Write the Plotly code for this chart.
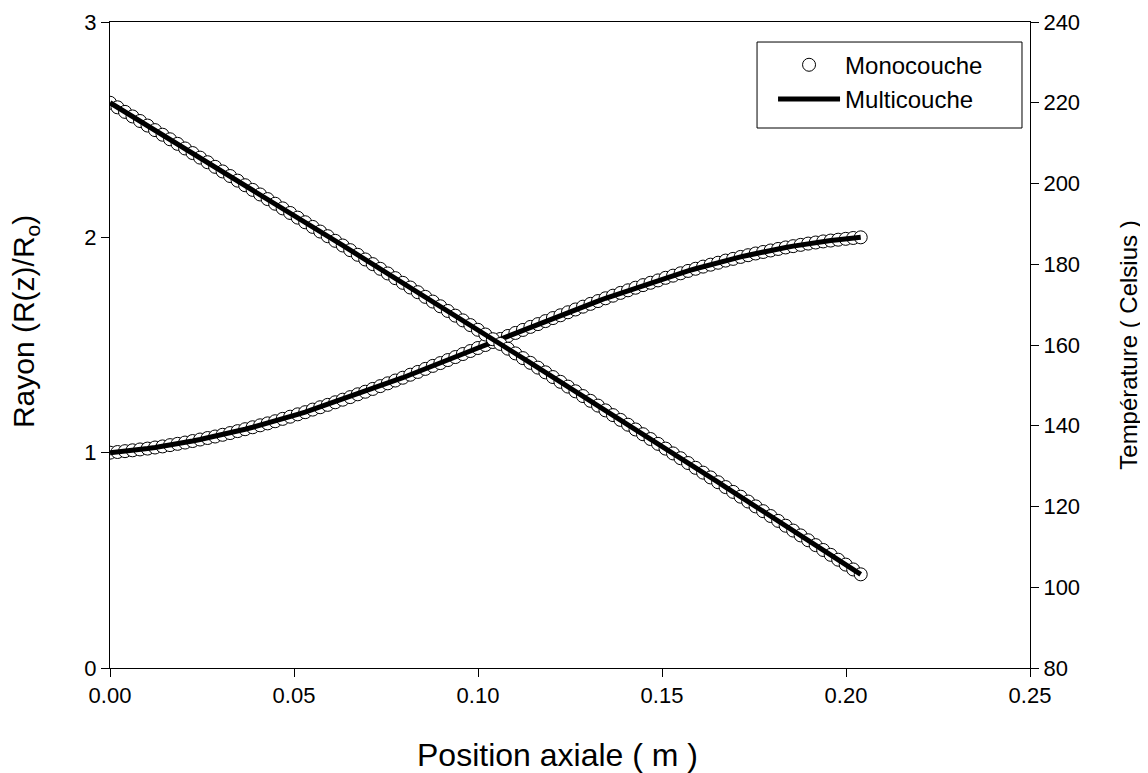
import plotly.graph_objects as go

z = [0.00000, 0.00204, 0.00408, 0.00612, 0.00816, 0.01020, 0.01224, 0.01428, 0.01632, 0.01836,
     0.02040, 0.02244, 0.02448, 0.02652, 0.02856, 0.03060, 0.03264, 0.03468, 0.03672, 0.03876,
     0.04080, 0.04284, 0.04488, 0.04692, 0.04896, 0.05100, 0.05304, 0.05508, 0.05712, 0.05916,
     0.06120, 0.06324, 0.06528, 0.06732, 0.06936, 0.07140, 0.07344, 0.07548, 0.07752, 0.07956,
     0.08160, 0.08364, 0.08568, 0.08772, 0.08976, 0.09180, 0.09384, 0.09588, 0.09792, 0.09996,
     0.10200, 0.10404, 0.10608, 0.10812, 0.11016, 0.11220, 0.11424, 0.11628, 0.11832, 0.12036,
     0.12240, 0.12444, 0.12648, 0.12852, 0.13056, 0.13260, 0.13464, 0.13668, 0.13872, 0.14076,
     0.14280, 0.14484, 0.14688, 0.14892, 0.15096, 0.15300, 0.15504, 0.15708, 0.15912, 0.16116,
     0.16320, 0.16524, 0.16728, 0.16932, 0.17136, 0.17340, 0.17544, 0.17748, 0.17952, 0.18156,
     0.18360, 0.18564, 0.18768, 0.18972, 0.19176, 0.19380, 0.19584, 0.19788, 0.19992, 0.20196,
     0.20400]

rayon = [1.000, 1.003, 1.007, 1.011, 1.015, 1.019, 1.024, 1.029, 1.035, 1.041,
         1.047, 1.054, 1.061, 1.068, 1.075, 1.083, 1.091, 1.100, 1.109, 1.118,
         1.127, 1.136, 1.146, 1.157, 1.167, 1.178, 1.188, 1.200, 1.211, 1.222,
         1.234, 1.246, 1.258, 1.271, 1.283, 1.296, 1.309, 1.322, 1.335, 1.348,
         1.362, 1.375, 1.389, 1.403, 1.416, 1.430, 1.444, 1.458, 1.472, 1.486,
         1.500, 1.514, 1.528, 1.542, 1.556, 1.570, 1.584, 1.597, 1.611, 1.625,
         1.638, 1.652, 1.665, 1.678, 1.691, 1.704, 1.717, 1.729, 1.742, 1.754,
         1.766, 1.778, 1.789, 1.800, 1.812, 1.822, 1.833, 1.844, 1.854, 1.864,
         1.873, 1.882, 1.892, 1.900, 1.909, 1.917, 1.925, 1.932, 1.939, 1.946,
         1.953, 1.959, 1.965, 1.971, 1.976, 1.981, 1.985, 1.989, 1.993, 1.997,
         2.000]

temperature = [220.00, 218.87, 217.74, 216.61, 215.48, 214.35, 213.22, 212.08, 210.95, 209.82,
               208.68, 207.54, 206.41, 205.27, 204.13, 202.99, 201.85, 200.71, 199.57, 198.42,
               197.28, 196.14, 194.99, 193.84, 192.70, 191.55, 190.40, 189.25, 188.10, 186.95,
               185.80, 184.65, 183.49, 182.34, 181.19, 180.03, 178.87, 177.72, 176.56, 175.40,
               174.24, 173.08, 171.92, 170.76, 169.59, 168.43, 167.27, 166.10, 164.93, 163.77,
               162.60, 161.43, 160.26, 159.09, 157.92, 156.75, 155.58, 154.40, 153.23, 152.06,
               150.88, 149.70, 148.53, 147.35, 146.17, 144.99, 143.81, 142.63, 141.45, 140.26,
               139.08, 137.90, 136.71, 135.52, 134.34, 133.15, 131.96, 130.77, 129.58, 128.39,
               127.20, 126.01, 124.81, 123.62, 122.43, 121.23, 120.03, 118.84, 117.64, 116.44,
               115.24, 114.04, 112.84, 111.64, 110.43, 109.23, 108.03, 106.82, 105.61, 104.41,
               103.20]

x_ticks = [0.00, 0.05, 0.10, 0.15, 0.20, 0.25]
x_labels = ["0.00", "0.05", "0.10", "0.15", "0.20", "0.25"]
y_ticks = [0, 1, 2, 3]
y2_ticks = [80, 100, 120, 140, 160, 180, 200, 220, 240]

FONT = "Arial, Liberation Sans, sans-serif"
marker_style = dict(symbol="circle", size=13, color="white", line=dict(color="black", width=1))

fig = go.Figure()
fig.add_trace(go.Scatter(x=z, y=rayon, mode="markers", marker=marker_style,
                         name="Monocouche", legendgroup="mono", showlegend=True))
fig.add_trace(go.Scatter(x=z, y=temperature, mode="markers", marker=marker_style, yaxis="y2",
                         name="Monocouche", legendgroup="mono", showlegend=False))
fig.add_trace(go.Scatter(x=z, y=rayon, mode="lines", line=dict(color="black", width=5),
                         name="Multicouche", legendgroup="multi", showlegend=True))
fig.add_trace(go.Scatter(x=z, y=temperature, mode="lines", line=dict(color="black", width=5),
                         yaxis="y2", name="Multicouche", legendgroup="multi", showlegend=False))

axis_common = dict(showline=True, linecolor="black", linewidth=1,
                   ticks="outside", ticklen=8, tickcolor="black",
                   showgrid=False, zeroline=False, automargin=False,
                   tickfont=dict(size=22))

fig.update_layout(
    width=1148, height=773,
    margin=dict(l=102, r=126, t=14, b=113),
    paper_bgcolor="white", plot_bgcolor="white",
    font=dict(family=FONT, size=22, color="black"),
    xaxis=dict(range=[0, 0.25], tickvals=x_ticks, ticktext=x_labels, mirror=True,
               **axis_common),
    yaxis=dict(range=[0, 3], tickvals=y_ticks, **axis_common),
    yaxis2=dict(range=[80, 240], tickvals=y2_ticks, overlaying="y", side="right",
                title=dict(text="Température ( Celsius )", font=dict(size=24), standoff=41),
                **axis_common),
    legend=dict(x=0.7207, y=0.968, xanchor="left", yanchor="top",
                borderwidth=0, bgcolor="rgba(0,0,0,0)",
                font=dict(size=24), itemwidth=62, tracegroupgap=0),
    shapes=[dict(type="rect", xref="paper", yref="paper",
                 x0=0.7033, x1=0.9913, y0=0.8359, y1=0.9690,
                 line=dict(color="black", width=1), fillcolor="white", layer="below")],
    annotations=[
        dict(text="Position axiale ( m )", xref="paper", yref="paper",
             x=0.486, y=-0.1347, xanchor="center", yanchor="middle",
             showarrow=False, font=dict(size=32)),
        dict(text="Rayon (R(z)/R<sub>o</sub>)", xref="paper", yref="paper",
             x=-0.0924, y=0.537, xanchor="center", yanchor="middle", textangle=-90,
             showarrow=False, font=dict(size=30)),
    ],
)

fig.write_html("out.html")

####

Exclude the pictures. Write out the remaining data exactly.

ANSWER TO THIS EXERCISE
Write the Plotly code for this chart.
import plotly.graph_objects as go

z = [0.00000, 0.00204, 0.00408, 0.00612, 0.00816, 0.01020, 0.01224, 0.01428, 0.01632, 0.01836,
     0.02040, 0.02244, 0.02448, 0.02652, 0.02856, 0.03060, 0.03264, 0.03468, 0.03672, 0.03876,
     0.04080, 0.04284, 0.04488, 0.04692, 0.04896, 0.05100, 0.05304, 0.05508, 0.05712, 0.05916,
     0.06120, 0.06324, 0.06528, 0.06732, 0.06936, 0.07140, 0.07344, 0.07548, 0.07752, 0.07956,
     0.08160, 0.08364, 0.08568, 0.08772, 0.08976, 0.09180, 0.09384, 0.09588, 0.09792, 0.09996,
     0.10200, 0.10404, 0.10608, 0.10812, 0.11016, 0.11220, 0.11424, 0.11628, 0.11832, 0.12036,
     0.12240, 0.12444, 0.12648, 0.12852, 0.13056, 0.13260, 0.13464, 0.13668, 0.13872, 0.14076,
     0.14280, 0.14484, 0.14688, 0.14892, 0.15096, 0.15300, 0.15504, 0.15708, 0.15912, 0.16116,
     0.16320, 0.16524, 0.16728, 0.16932, 0.17136, 0.17340, 0.17544, 0.17748, 0.17952, 0.18156,
     0.18360, 0.18564, 0.18768, 0.18972, 0.19176, 0.19380, 0.19584, 0.19788, 0.19992, 0.20196,
     0.20400]

rayon = [1.000, 1.003, 1.007, 1.011, 1.015, 1.019, 1.024, 1.029, 1.035, 1.041,
         1.047, 1.054, 1.061, 1.068, 1.075, 1.083, 1.091, 1.100, 1.109, 1.118,
         1.127, 1.136, 1.146, 1.157, 1.167, 1.178, 1.188, 1.200, 1.211, 1.222,
         1.234, 1.246, 1.258, 1.271, 1.283, 1.296, 1.309, 1.322, 1.335, 1.348,
         1.362, 1.375, 1.389, 1.403, 1.416, 1.430, 1.444, 1.458, 1.472, 1.486,
         1.500, 1.514, 1.528, 1.542, 1.556, 1.570, 1.584, 1.597, 1.611, 1.625,
         1.638, 1.652, 1.665, 1.678, 1.691, 1.704, 1.717, 1.729, 1.742, 1.754,
         1.766, 1.778, 1.789, 1.800, 1.812, 1.822, 1.833, 1.844, 1.854, 1.864,
         1.873, 1.882, 1.892, 1.900, 1.909, 1.917, 1.925, 1.932, 1.939, 1.946,
         1.953, 1.959, 1.965, 1.971, 1.976, 1.981, 1.985, 1.989, 1.993, 1.997,
         2.000]

temperature = [220.00, 218.87, 217.74, 216.61, 215.48, 214.35, 213.22, 212.08, 210.95, 209.82,
               208.68, 207.54, 206.41, 205.27, 204.13, 202.99, 201.85, 200.71, 199.57, 198.42,
               197.28, 196.14, 194.99, 193.84, 192.70, 191.55, 190.40, 189.25, 188.10, 186.95,
               185.80, 184.65, 183.49, 182.34, 181.19, 180.03, 178.87, 177.72, 176.56, 175.40,
               174.24, 173.08, 171.92, 170.76, 169.59, 168.43, 167.27, 166.10, 164.93, 163.77,
               162.60, 161.43, 160.26, 159.09, 157.92, 156.75, 155.58, 154.40, 153.23, 152.06,
               150.88, 149.70, 148.53, 147.35, 146.17, 144.99, 143.81, 142.63, 141.45, 140.26,
               139.08, 137.90, 136.71, 135.52, 134.34, 133.15, 131.96, 130.77, 129.58, 128.39,
               127.20, 126.01, 124.81, 123.62, 122.43, 121.23, 120.03, 118.84, 117.64, 116.44,
               115.24, 114.04, 112.84, 111.64, 110.43, 109.23, 108.03, 106.82, 105.61, 104.41,
               103.20]

x_ticks = [0.00, 0.05, 0.10, 0.15, 0.20, 0.25]
x_labels = ["0.00", "0.05", "0.10", "0.15", "0.20", "0.25"]
y_ticks = [0, 1, 2, 3]
y2_ticks = [80, 100, 120, 140, 160, 180, 200, 220, 240]

FONT = "Arial, Liberation Sans, sans-serif"
marker_style = dict(symbol="circle", size=13, color="white", line=dict(color="black", width=1))

fig = go.Figure()
fig.add_trace(go.Scatter(x=z, y=rayon, mode="markers", marker=marker_style,
                         name="Monocouche", legendgroup="mono", showlegend=True))
fig.add_trace(go.Scatter(x=z, y=temperature, mode="markers", marker=marker_style, yaxis="y2",
                         name="Monocouche", legendgroup="mono", showlegend=False))
fig.add_trace(go.Scatter(x=z, y=rayon, mode="lines", line=dict(color="black", width=5),
                         name="Multicouche", legendgroup="multi", showlegend=True))
fig.add_trace(go.Scatter(x=z, y=temperature, mode="lines", line=dict(color="black", width=5),
                         yaxis="y2", name="Multicouche", legendgroup="multi", showlegend=False))

axis_common = dict(showline=True, linecolor="black", linewidth=1,
                   ticks="outside", ticklen=8, tickcolor="black",
                   showgrid=False, zeroline=False, automargin=False,
                   tickfont=dict(size=22))

fig.update_layout(
    width=1148, height=773,
    margin=dict(l=102, r=126, t=14, b=113),
    paper_bgcolor="white", plot_bgcolor="white",
    font=dict(family=FONT, size=22, color="black"),
    xaxis=dict(range=[0, 0.25], tickvals=x_ticks, ticktext=x_labels, mirror=True,
               **axis_common),
    yaxis=dict(range=[0, 3], tickvals=y_ticks, **axis_common),
    yaxis2=dict(range=[80, 240], tickvals=y2_ticks, overlaying="y", side="right",
                title=dict(text="Température ( Celsius )", font=dict(size=24), standoff=41),
                **axis_common),
    legend=dict(x=0.7207, y=0.968, xanchor="left", yanchor="top",
                borderwidth=0, bgcolor="rgba(0,0,0,0)",
                font=dict(size=24), itemwidth=62, tracegroupgap=0),
    shapes=[dict(type="rect", xref="paper", yref="paper",
                 x0=0.7033, x1=0.9913, y0=0.8359, y1=0.9690,
                 line=dict(color="black", width=1), fillcolor="white", layer="below")],
    annotations=[
        dict(text="Position axiale ( m )", xref="paper", yref="paper",
             x=0.486, y=-0.1347, xanchor="center", yanchor="middle",
             showarrow=False, font=dict(size=32)),
        dict(text="Rayon (R(z)/R<sub>o</sub>)", xref="paper", yref="paper",
             x=-0.0924, y=0.537, xanchor="center", yanchor="middle", textangle=-90,
             showarrow=False, font=dict(size=30)),
    ],
)

fig.write_html("out.html")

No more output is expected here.